## [Given exercise]
Retype the whole listing, please, keeping every line exact and dropping the pictures.

** START OF Given records **

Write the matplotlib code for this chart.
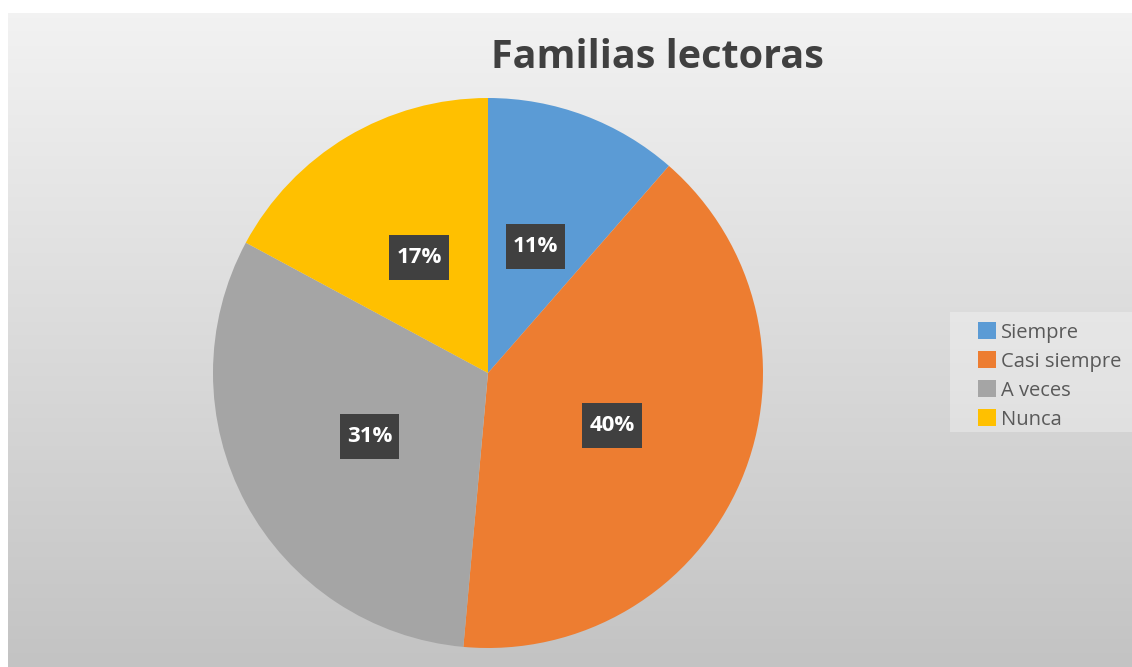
import numpy as np
import matplotlib
matplotlib.use("Agg")
import matplotlib.pyplot as plt
from matplotlib.patches import Patch, Rectangle
from matplotlib.path import Path

categories = ["Siempre", "Casi siempre", "A veces", "Nunca"]
counts = [4, 14, 11, 6]
colors = ["#5B9BD5", "#ED7D31", "#A5A5A5", "#FFC000"]
title = "Familias lectoras"

W, H = 1132, 667
fig = plt.figure(figsize=(W / 100, H / 100), dpi=100)
fig.patch.set_facecolor("white")

# background gradient panel
bg = fig.add_axes([8 / W, 0, 1 - 8 / W, 1 - 13 / H])
grad = np.linspace(0, 1, 256).reshape(-1, 1)
top = np.array([0.95, 0.95, 0.95])
bot = np.array([0.765, 0.765, 0.765])
img = top + (bot - top) * grad[:, :, None] * np.ones((1, 1, 3))
bg.imshow(img, aspect="auto", extent=[0, 1, 0, 1], origin="upper")
bg.set_axis_off()

# light region behind legend
fig.patches.append(Rectangle((950 / W, 1 - 432 / H), (W - 950) / W, 120 / H,
                             transform=fig.transFigure, facecolor="white",
                             alpha=0.3, edgecolor="none", zorder=0.5))


def tallbox(x0, y0, width, height, mutation_size):
    px = 0.32 * mutation_size
    py = 0.54 * mutation_size
    x0, y0 = x0 - px, y0 - py
    x1, y1 = x0 + width + 2 * px, y0 + height + 2 * py
    return Path([(x0, y0), (x1, y0), (x1, y1), (x0, y1), (x0, y0)], closed=True)


# pie axes
cx, cy, r = 488, 373, 275
ax = fig.add_axes([(cx - r) / W, (H - cy - r) / H, 2 * r / W, 2 * r / H])
wedges, texts, autotexts = ax.pie(
    counts, colors=colors, startangle=90, counterclock=False,
    autopct=lambda p: f"{p:.0f}%", pctdistance=0.49,
    wedgeprops=dict(linewidth=0),
    textprops=dict(color="white", fontsize=16, fontweight="bold", family="Open Sans"),
)
for t in autotexts:
    t.set_bbox(dict(facecolor="#404040", edgecolor="none", boxstyle=tallbox))
ax.set_xlim(-1, 1)
ax.set_ylim(-1, 1)
ax.set_aspect("auto")
ax.set_axis_off()

fig.text(657 / W, 1 - 57 / H, title, ha="center", va="center", fontsize=28.5,
         fontweight="bold", color="#404040", family="Open Sans")

handles = [Patch(facecolor=c, edgecolor="none") for c in colors]
leg = fig.legend(handles, categories, loc="center left",
                 bbox_to_anchor=(962 / W, 1 - 376 / H), frameon=False,
                 handlelength=0.9, handleheight=0.9,
                 handletextpad=0.25, labelspacing=0.43, borderpad=0.3,
                 prop=dict(family="Open Sans", size=14.5))
for t in leg.get_texts():
    t.set_color("#595959")

fig.savefig("out.png", dpi=100)
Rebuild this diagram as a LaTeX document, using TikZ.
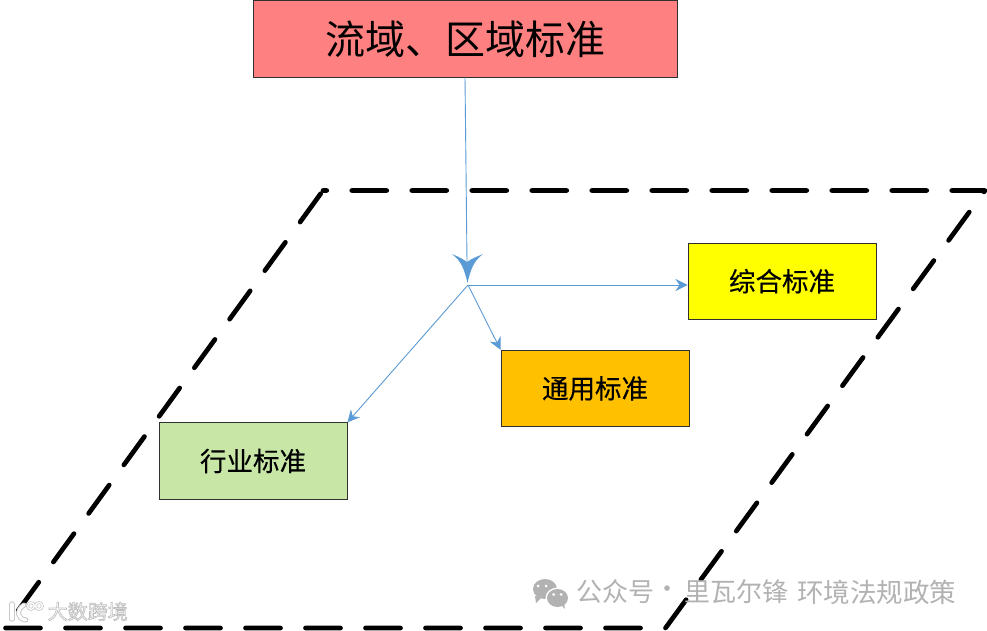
\documentclass[tikz,border=0pt]{standalone}
\usepackage{fontspec}
\setmainfont{Liberation Sans}
\newfontfamily\cjk{Noto Sans CJK SC}
\newfontfamily\cjkb{Noto Sans CJK SC}[FakeBold=0.35]
\usetikzlibrary{arrows.meta,calc}
\definecolor{conn}{HTML}{5B9BD5}
\definecolor{edgeb}{HTML}{303030}
\definecolor{redb}{HTML}{FF8080}
\definecolor{yellowb}{HTML}{FFFF00}
\definecolor{orangeb}{HTML}{FFC000}
\definecolor{greenb}{HTML}{C8E7A7}
\definecolor{wm}{HTML}{B2B2B2}
\definecolor{halo}{HTML}{C8C8C8}
\tikzset{
  x=1pt,y=-1pt,
  stdbox/.style={draw=edgeb,line width=.7pt,anchor=north west,minimum width=188.3pt,minimum height=76.7pt,inner sep=0pt,font=\cjkb\fontsize{26.5}{26.5}\selectfont},
  titlebox/.style={stdbox,minimum width=424pt,minimum height=77pt,font=\cjk\fontsize{40}{40}\selectfont},
  scopeline/.style={line width=4.7pt,black,line cap=round,line join=round,dash pattern=on 35pt off 25pt},
  link/.style={conn,line width=.9pt,-{Stealth[length=12pt,width=12pt,inset=4pt]}},
  watermark/.style={wm,inner sep=0pt,anchor=west,font=\cjk\fontsize{26}{26}\selectfont},
  leftmark/.style={inner sep=0pt,anchor=west,font=\cjk\fontsize{20}{20}\selectfont},
}
\begin{document}
\begin{tikzpicture}
\useasboundingbox (0,0) rectangle (987,631);
\fill[white] (0,0) rectangle (987,631);
% dashed parallelogram
\coordinate (pa) at (323,190.5);
\coordinate (pb) at (985,190.5);
\coordinate (pc) at (665.5,628);
\coordinate (pd) at (5.5,628);
\draw[scopeline] (pd) -- (pc) -- (pb) -- (pa);
\draw[scopeline] ($(pa)!4pt!(pd)$) -- (pd);
% boxes
\node[titlebox,fill=redb] (title) at (253,0.5) {\raisebox{1.5pt}{流域、区域标准}};
\node[stdbox,fill=yellowb] (zonghe) at (687.5,242.5) {综合标准};
\node[stdbox,fill=orangeb] (tongyong) at (500.5,349.7) {通用标准};
\node[stdbox,fill=greenb] (hangye) at (158.5,422.3) {行业标准};
% connectors
\coordinate (hub) at (468,285);
\coordinate (bighead) at (467,262);
\coordinate (titlefoot) at (465,77.5);
\draw[conn,line width=.9pt] (titlefoot) -- (bighead);
\fill[conn] (467.5,283) .. controls (464,268) and (461,261) .. (452,254)
  .. controls (459,257) and (463,259) .. (467,262)
  .. controls (471,259) and (476,257) .. (483,254)
  .. controls (474,261) and (471,268) .. (467.5,283) -- cycle;
\draw[link] (hub) -- (zonghe.west |- hub);
\draw[link] (hub) -- (tongyong.north west);
\draw[link] (hub) -- (hangye.north east);
% right watermark
\fill[wm] (545,589) ellipse (12pt and 10pt);
\fill[wm] (535,596) -- (536,603) -- (542,597) -- cycle;
\fill[white] (557.5,598) ellipse (12pt and 10.5pt);
\fill[wm] (557.5,598) ellipse (10.5pt and 9pt);
\fill[wm] (561,605) -- (565,609) -- (564,603) -- cycle;
\foreach \cx/\cy in {538/586,546/586,553.5/594.5,561/594.5}
  \fill[white] (\cx,\cy) circle (1.5pt);
\node[watermark] (wma) at (576,592) {公众号};
\node[watermark] (wmb) at (654,592) {·};
\node[watermark] (wmc) at (684.5,592) {里瓦尔锋};
\node[watermark,font=\cjk\fontsize{26.5}{26.5}\selectfont] (wmd) at (797,592) {环境法规政策};
% left watermark: white lettering with a grey outline
\node[leftmark] (wmleft) at (47.5,611.5) {\special{pdf:code 2 Tr 0.7 w 0.75 G 1 g}大数跨境\special{pdf:code 0 Tr 1 w}};
\draw[halo,line width=5.4pt,line cap=round] (12,604) -- (12,619);
\draw[halo,line width=5pt,line cap=round] (24,605) .. controls (16,610) and (17,619) .. (26,620);
\draw[white,line width=3.2pt,line cap=round] (12,604) -- (12,619);
\draw[white,line width=3pt,line cap=round] (24,605) .. controls (16,610) and (17,619) .. (26,620);
\draw[halo,line width=2.8pt] (31,606) circle (3.4pt) (39,606) circle (3.4pt);
\draw[white,line width=1.3pt] (31,606) circle (3.4pt) (39,606) circle (3.4pt);
\end{tikzpicture}
\end{document}
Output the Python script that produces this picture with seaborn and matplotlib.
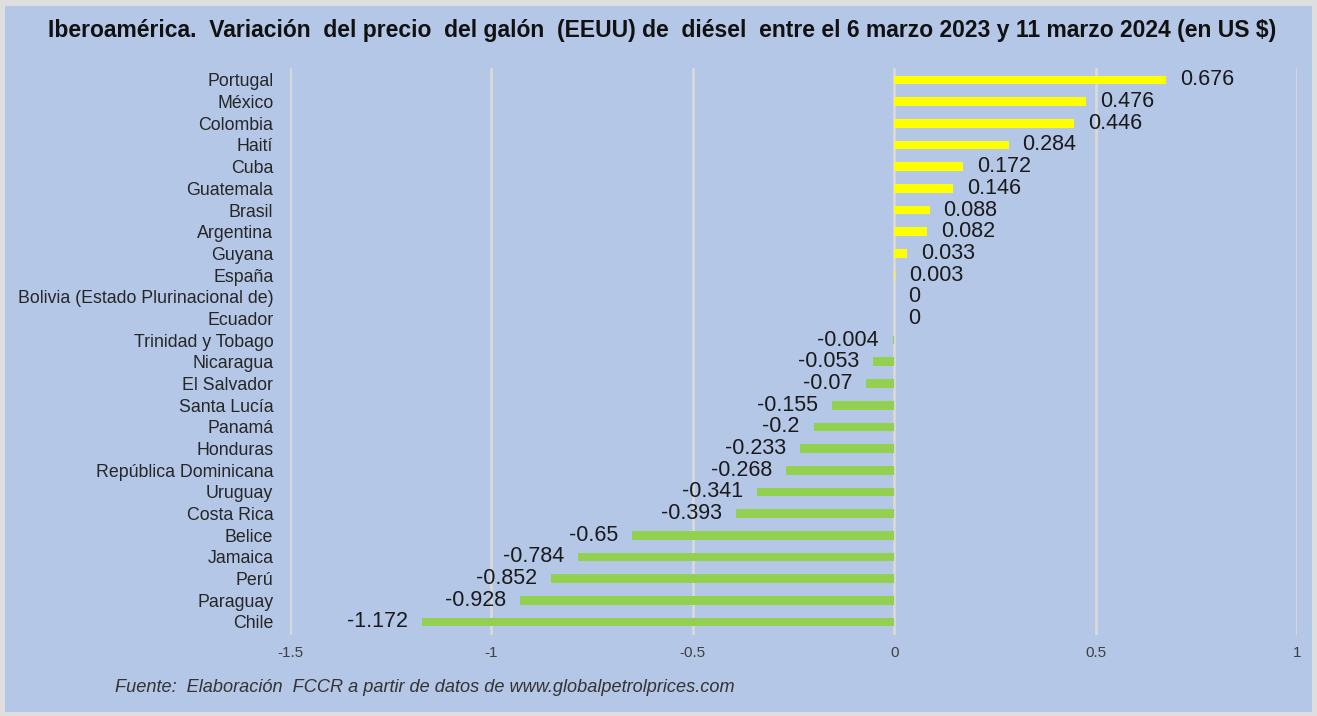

** END OF Given records **

## [Written reply]
Write the matplotlib code for this chart.
import numpy as np
import matplotlib
matplotlib.use("Agg")
import matplotlib.pyplot as plt
from matplotlib.patches import Patch, Rectangle
from matplotlib.path import Path

categories = ["Siempre", "Casi siempre", "A veces", "Nunca"]
counts = [4, 14, 11, 6]
colors = ["#5B9BD5", "#ED7D31", "#A5A5A5", "#FFC000"]
title = "Familias lectoras"

W, H = 1132, 667
fig = plt.figure(figsize=(W / 100, H / 100), dpi=100)
fig.patch.set_facecolor("white")

# background gradient panel
bg = fig.add_axes([8 / W, 0, 1 - 8 / W, 1 - 13 / H])
grad = np.linspace(0, 1, 256).reshape(-1, 1)
top = np.array([0.95, 0.95, 0.95])
bot = np.array([0.765, 0.765, 0.765])
img = top + (bot - top) * grad[:, :, None] * np.ones((1, 1, 3))
bg.imshow(img, aspect="auto", extent=[0, 1, 0, 1], origin="upper")
bg.set_axis_off()

# light region behind legend
fig.patches.append(Rectangle((950 / W, 1 - 432 / H), (W - 950) / W, 120 / H,
                             transform=fig.transFigure, facecolor="white",
                             alpha=0.3, edgecolor="none", zorder=0.5))


def tallbox(x0, y0, width, height, mutation_size):
    px = 0.32 * mutation_size
    py = 0.54 * mutation_size
    x0, y0 = x0 - px, y0 - py
    x1, y1 = x0 + width + 2 * px, y0 + height + 2 * py
    return Path([(x0, y0), (x1, y0), (x1, y1), (x0, y1), (x0, y0)], closed=True)


# pie axes
cx, cy, r = 488, 373, 275
ax = fig.add_axes([(cx - r) / W, (H - cy - r) / H, 2 * r / W, 2 * r / H])
wedges, texts, autotexts = ax.pie(
    counts, colors=colors, startangle=90, counterclock=False,
    autopct=lambda p: f"{p:.0f}%", pctdistance=0.49,
    wedgeprops=dict(linewidth=0),
    textprops=dict(color="white", fontsize=16, fontweight="bold", family="Open Sans"),
)
for t in autotexts:
    t.set_bbox(dict(facecolor="#404040", edgecolor="none", boxstyle=tallbox))
ax.set_xlim(-1, 1)
ax.set_ylim(-1, 1)
ax.set_aspect("auto")
ax.set_axis_off()

fig.text(657 / W, 1 - 57 / H, title, ha="center", va="center", fontsize=28.5,
         fontweight="bold", color="#404040", family="Open Sans")

handles = [Patch(facecolor=c, edgecolor="none") for c in colors]
leg = fig.legend(handles, categories, loc="center left",
                 bbox_to_anchor=(962 / W, 1 - 376 / H), frameon=False,
                 handlelength=0.9, handleheight=0.9,
                 handletextpad=0.25, labelspacing=0.43, borderpad=0.3,
                 prop=dict(family="Open Sans", size=14.5))
for t in leg.get_texts():
    t.set_color("#595959")

fig.savefig("out.png", dpi=100)
Rebuild this diagram as a LaTeX document, using TikZ.
\documentclass[tikz,border=0pt]{standalone}
\usepackage{fontspec}
\setmainfont{Liberation Sans}
\newfontfamily\cjk{Noto Sans CJK SC}
\newfontfamily\cjkb{Noto Sans CJK SC}[FakeBold=0.35]
\usetikzlibrary{arrows.meta,calc}
\definecolor{conn}{HTML}{5B9BD5}
\definecolor{edgeb}{HTML}{303030}
\definecolor{redb}{HTML}{FF8080}
\definecolor{yellowb}{HTML}{FFFF00}
\definecolor{orangeb}{HTML}{FFC000}
\definecolor{greenb}{HTML}{C8E7A7}
\definecolor{wm}{HTML}{B2B2B2}
\definecolor{halo}{HTML}{C8C8C8}
\tikzset{
  x=1pt,y=-1pt,
  stdbox/.style={draw=edgeb,line width=.7pt,anchor=north west,minimum width=188.3pt,minimum height=76.7pt,inner sep=0pt,font=\cjkb\fontsize{26.5}{26.5}\selectfont},
  titlebox/.style={stdbox,minimum width=424pt,minimum height=77pt,font=\cjk\fontsize{40}{40}\selectfont},
  scopeline/.style={line width=4.7pt,black,line cap=round,line join=round,dash pattern=on 35pt off 25pt},
  link/.style={conn,line width=.9pt,-{Stealth[length=12pt,width=12pt,inset=4pt]}},
  watermark/.style={wm,inner sep=0pt,anchor=west,font=\cjk\fontsize{26}{26}\selectfont},
  leftmark/.style={inner sep=0pt,anchor=west,font=\cjk\fontsize{20}{20}\selectfont},
}
\begin{document}
\begin{tikzpicture}
\useasboundingbox (0,0) rectangle (987,631);
\fill[white] (0,0) rectangle (987,631);
% dashed parallelogram
\coordinate (pa) at (323,190.5);
\coordinate (pb) at (985,190.5);
\coordinate (pc) at (665.5,628);
\coordinate (pd) at (5.5,628);
\draw[scopeline] (pd) -- (pc) -- (pb) -- (pa);
\draw[scopeline] ($(pa)!4pt!(pd)$) -- (pd);
% boxes
\node[titlebox,fill=redb] (title) at (253,0.5) {\raisebox{1.5pt}{流域、区域标准}};
\node[stdbox,fill=yellowb] (zonghe) at (687.5,242.5) {综合标准};
\node[stdbox,fill=orangeb] (tongyong) at (500.5,349.7) {通用标准};
\node[stdbox,fill=greenb] (hangye) at (158.5,422.3) {行业标准};
% connectors
\coordinate (hub) at (468,285);
\coordinate (bighead) at (467,262);
\coordinate (titlefoot) at (465,77.5);
\draw[conn,line width=.9pt] (titlefoot) -- (bighead);
\fill[conn] (467.5,283) .. controls (464,268) and (461,261) .. (452,254)
  .. controls (459,257) and (463,259) .. (467,262)
  .. controls (471,259) and (476,257) .. (483,254)
  .. controls (474,261) and (471,268) .. (467.5,283) -- cycle;
\draw[link] (hub) -- (zonghe.west |- hub);
\draw[link] (hub) -- (tongyong.north west);
\draw[link] (hub) -- (hangye.north east);
% right watermark
\fill[wm] (545,589) ellipse (12pt and 10pt);
\fill[wm] (535,596) -- (536,603) -- (542,597) -- cycle;
\fill[white] (557.5,598) ellipse (12pt and 10.5pt);
\fill[wm] (557.5,598) ellipse (10.5pt and 9pt);
\fill[wm] (561,605) -- (565,609) -- (564,603) -- cycle;
\foreach \cx/\cy in {538/586,546/586,553.5/594.5,561/594.5}
  \fill[white] (\cx,\cy) circle (1.5pt);
\node[watermark] (wma) at (576,592) {公众号};
\node[watermark] (wmb) at (654,592) {·};
\node[watermark] (wmc) at (684.5,592) {里瓦尔锋};
\node[watermark,font=\cjk\fontsize{26.5}{26.5}\selectfont] (wmd) at (797,592) {环境法规政策};
% left watermark: white lettering with a grey outline
\node[leftmark] (wmleft) at (47.5,611.5) {\special{pdf:code 2 Tr 0.7 w 0.75 G 1 g}大数跨境\special{pdf:code 0 Tr 1 w}};
\draw[halo,line width=5.4pt,line cap=round] (12,604) -- (12,619);
\draw[halo,line width=5pt,line cap=round] (24,605) .. controls (16,610) and (17,619) .. (26,620);
\draw[white,line width=3.2pt,line cap=round] (12,604) -- (12,619);
\draw[white,line width=3pt,line cap=round] (24,605) .. controls (16,610) and (17,619) .. (26,620);
\draw[halo,line width=2.8pt] (31,606) circle (3.4pt) (39,606) circle (3.4pt);
\draw[white,line width=1.3pt] (31,606) circle (3.4pt) (39,606) circle (3.4pt);
\end{tikzpicture}
\end{document}
Output the Python script that produces this picture with seaborn and matplotlib.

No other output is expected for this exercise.